● **WRITTEN EXERCISE**
Retype the whole listing, please, keeping every line exact and dropping the pictures.

───

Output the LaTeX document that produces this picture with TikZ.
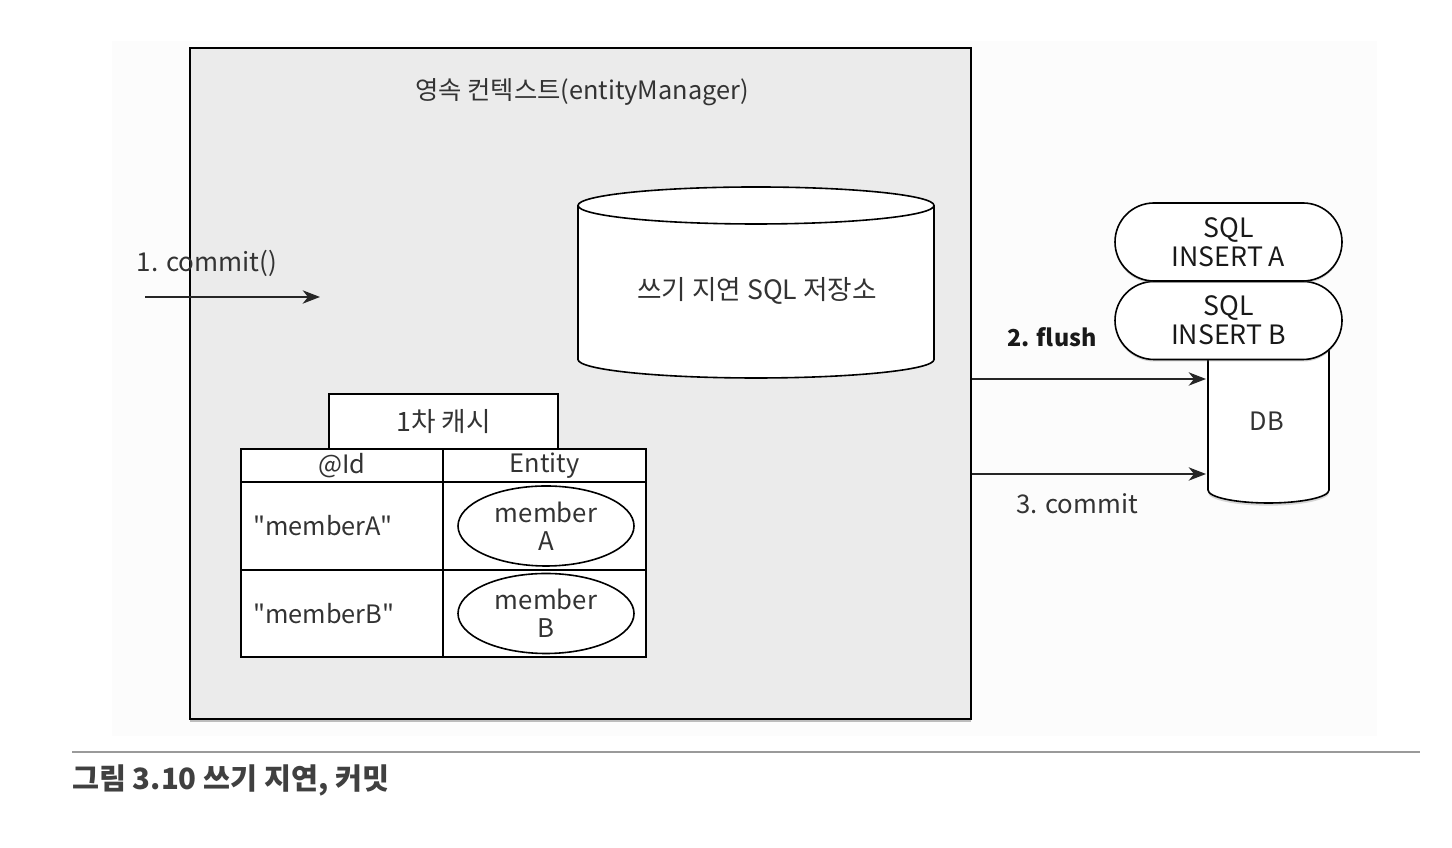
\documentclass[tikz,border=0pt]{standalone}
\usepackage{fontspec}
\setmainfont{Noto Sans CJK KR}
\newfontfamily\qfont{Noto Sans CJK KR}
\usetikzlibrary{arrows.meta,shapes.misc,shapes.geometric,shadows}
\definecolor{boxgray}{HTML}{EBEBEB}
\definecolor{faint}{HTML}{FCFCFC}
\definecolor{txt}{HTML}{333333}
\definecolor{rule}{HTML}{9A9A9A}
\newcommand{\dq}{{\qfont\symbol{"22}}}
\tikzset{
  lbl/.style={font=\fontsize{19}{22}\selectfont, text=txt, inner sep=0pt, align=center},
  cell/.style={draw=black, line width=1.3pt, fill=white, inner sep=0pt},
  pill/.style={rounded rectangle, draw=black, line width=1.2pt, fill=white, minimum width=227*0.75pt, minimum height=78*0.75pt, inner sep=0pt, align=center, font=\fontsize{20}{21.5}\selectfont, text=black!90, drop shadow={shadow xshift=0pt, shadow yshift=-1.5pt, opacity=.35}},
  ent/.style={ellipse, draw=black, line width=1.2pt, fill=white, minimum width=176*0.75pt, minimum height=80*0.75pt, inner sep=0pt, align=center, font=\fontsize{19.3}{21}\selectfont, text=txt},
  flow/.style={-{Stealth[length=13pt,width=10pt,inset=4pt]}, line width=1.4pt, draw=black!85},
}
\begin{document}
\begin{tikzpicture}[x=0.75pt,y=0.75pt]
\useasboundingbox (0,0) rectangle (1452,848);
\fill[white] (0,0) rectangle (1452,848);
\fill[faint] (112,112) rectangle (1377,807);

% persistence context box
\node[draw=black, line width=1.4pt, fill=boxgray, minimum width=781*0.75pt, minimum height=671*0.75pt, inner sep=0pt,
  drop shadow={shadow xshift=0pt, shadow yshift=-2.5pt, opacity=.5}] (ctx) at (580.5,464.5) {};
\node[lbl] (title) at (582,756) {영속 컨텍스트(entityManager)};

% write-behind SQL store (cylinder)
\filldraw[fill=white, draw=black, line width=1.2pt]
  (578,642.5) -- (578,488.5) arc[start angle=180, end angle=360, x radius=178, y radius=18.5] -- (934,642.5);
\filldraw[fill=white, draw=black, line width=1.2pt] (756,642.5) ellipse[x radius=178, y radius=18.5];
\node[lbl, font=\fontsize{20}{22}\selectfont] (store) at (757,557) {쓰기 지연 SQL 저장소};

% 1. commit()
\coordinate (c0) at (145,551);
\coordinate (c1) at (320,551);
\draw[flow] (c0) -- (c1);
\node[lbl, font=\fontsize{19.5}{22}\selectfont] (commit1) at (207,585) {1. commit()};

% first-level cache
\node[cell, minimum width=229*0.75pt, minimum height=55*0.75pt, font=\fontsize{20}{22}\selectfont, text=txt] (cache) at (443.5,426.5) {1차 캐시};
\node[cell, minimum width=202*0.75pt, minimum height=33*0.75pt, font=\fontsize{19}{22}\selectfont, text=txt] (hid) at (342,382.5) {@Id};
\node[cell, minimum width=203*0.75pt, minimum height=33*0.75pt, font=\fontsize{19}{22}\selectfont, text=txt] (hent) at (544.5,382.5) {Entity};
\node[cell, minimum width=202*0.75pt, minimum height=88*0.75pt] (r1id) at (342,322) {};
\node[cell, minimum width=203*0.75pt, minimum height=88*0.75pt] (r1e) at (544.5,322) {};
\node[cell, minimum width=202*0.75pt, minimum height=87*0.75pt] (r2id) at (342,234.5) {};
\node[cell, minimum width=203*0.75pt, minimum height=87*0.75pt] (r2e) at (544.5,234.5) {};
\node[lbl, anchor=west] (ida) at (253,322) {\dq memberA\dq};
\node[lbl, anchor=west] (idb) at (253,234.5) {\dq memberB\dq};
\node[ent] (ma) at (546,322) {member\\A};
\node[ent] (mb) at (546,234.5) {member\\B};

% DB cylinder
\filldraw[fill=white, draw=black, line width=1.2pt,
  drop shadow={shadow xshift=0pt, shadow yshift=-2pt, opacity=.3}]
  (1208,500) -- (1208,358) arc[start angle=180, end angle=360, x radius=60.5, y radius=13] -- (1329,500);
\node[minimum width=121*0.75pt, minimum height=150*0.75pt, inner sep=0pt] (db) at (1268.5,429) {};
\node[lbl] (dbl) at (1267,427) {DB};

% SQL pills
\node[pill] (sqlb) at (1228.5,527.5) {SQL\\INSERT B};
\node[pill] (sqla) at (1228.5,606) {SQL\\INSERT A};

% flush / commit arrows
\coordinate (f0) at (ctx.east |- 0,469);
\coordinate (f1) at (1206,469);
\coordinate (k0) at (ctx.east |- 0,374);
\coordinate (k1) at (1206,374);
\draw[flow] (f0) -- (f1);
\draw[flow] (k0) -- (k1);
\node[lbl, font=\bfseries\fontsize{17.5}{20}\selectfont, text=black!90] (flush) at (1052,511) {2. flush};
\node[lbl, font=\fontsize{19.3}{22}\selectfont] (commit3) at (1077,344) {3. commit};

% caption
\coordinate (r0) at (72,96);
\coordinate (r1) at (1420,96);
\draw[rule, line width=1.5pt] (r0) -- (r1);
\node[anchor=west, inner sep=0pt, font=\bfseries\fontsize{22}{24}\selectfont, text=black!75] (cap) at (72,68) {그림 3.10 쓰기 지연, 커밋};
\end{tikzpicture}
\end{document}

───

● **ANSWER IN FULL**
Output the LaTeX document that produces this picture with TikZ.
\documentclass[tikz,border=0pt]{standalone}
\usepackage{fontspec}
\setmainfont{Noto Sans CJK KR}
\newfontfamily\qfont{Noto Sans CJK KR}
\usetikzlibrary{arrows.meta,shapes.misc,shapes.geometric,shadows}
\definecolor{boxgray}{HTML}{EBEBEB}
\definecolor{faint}{HTML}{FCFCFC}
\definecolor{txt}{HTML}{333333}
\definecolor{rule}{HTML}{9A9A9A}
\newcommand{\dq}{{\qfont\symbol{"22}}}
\tikzset{
  lbl/.style={font=\fontsize{19}{22}\selectfont, text=txt, inner sep=0pt, align=center},
  cell/.style={draw=black, line width=1.3pt, fill=white, inner sep=0pt},
  pill/.style={rounded rectangle, draw=black, line width=1.2pt, fill=white, minimum width=227*0.75pt, minimum height=78*0.75pt, inner sep=0pt, align=center, font=\fontsize{20}{21.5}\selectfont, text=black!90, drop shadow={shadow xshift=0pt, shadow yshift=-1.5pt, opacity=.35}},
  ent/.style={ellipse, draw=black, line width=1.2pt, fill=white, minimum width=176*0.75pt, minimum height=80*0.75pt, inner sep=0pt, align=center, font=\fontsize{19.3}{21}\selectfont, text=txt},
  flow/.style={-{Stealth[length=13pt,width=10pt,inset=4pt]}, line width=1.4pt, draw=black!85},
}
\begin{document}
\begin{tikzpicture}[x=0.75pt,y=0.75pt]
\useasboundingbox (0,0) rectangle (1452,848);
\fill[white] (0,0) rectangle (1452,848);
\fill[faint] (112,112) rectangle (1377,807);

% persistence context box
\node[draw=black, line width=1.4pt, fill=boxgray, minimum width=781*0.75pt, minimum height=671*0.75pt, inner sep=0pt,
  drop shadow={shadow xshift=0pt, shadow yshift=-2.5pt, opacity=.5}] (ctx) at (580.5,464.5) {};
\node[lbl] (title) at (582,756) {영속 컨텍스트(entityManager)};

% write-behind SQL store (cylinder)
\filldraw[fill=white, draw=black, line width=1.2pt]
  (578,642.5) -- (578,488.5) arc[start angle=180, end angle=360, x radius=178, y radius=18.5] -- (934,642.5);
\filldraw[fill=white, draw=black, line width=1.2pt] (756,642.5) ellipse[x radius=178, y radius=18.5];
\node[lbl, font=\fontsize{20}{22}\selectfont] (store) at (757,557) {쓰기 지연 SQL 저장소};

% 1. commit()
\coordinate (c0) at (145,551);
\coordinate (c1) at (320,551);
\draw[flow] (c0) -- (c1);
\node[lbl, font=\fontsize{19.5}{22}\selectfont] (commit1) at (207,585) {1. commit()};

% first-level cache
\node[cell, minimum width=229*0.75pt, minimum height=55*0.75pt, font=\fontsize{20}{22}\selectfont, text=txt] (cache) at (443.5,426.5) {1차 캐시};
\node[cell, minimum width=202*0.75pt, minimum height=33*0.75pt, font=\fontsize{19}{22}\selectfont, text=txt] (hid) at (342,382.5) {@Id};
\node[cell, minimum width=203*0.75pt, minimum height=33*0.75pt, font=\fontsize{19}{22}\selectfont, text=txt] (hent) at (544.5,382.5) {Entity};
\node[cell, minimum width=202*0.75pt, minimum height=88*0.75pt] (r1id) at (342,322) {};
\node[cell, minimum width=203*0.75pt, minimum height=88*0.75pt] (r1e) at (544.5,322) {};
\node[cell, minimum width=202*0.75pt, minimum height=87*0.75pt] (r2id) at (342,234.5) {};
\node[cell, minimum width=203*0.75pt, minimum height=87*0.75pt] (r2e) at (544.5,234.5) {};
\node[lbl, anchor=west] (ida) at (253,322) {\dq memberA\dq};
\node[lbl, anchor=west] (idb) at (253,234.5) {\dq memberB\dq};
\node[ent] (ma) at (546,322) {member\\A};
\node[ent] (mb) at (546,234.5) {member\\B};

% DB cylinder
\filldraw[fill=white, draw=black, line width=1.2pt,
  drop shadow={shadow xshift=0pt, shadow yshift=-2pt, opacity=.3}]
  (1208,500) -- (1208,358) arc[start angle=180, end angle=360, x radius=60.5, y radius=13] -- (1329,500);
\node[minimum width=121*0.75pt, minimum height=150*0.75pt, inner sep=0pt] (db) at (1268.5,429) {};
\node[lbl] (dbl) at (1267,427) {DB};

% SQL pills
\node[pill] (sqlb) at (1228.5,527.5) {SQL\\INSERT B};
\node[pill] (sqla) at (1228.5,606) {SQL\\INSERT A};

% flush / commit arrows
\coordinate (f0) at (ctx.east |- 0,469);
\coordinate (f1) at (1206,469);
\coordinate (k0) at (ctx.east |- 0,374);
\coordinate (k1) at (1206,374);
\draw[flow] (f0) -- (f1);
\draw[flow] (k0) -- (k1);
\node[lbl, font=\bfseries\fontsize{17.5}{20}\selectfont, text=black!90] (flush) at (1052,511) {2. flush};
\node[lbl, font=\fontsize{19.3}{22}\selectfont] (commit3) at (1077,344) {3. commit};

% caption
\coordinate (r0) at (72,96);
\coordinate (r1) at (1420,96);
\draw[rule, line width=1.5pt] (r0) -- (r1);
\node[anchor=west, inner sep=0pt, font=\bfseries\fontsize{22}{24}\selectfont, text=black!75] (cap) at (72,68) {그림 3.10 쓰기 지연, 커밋};
\end{tikzpicture}
\end{document}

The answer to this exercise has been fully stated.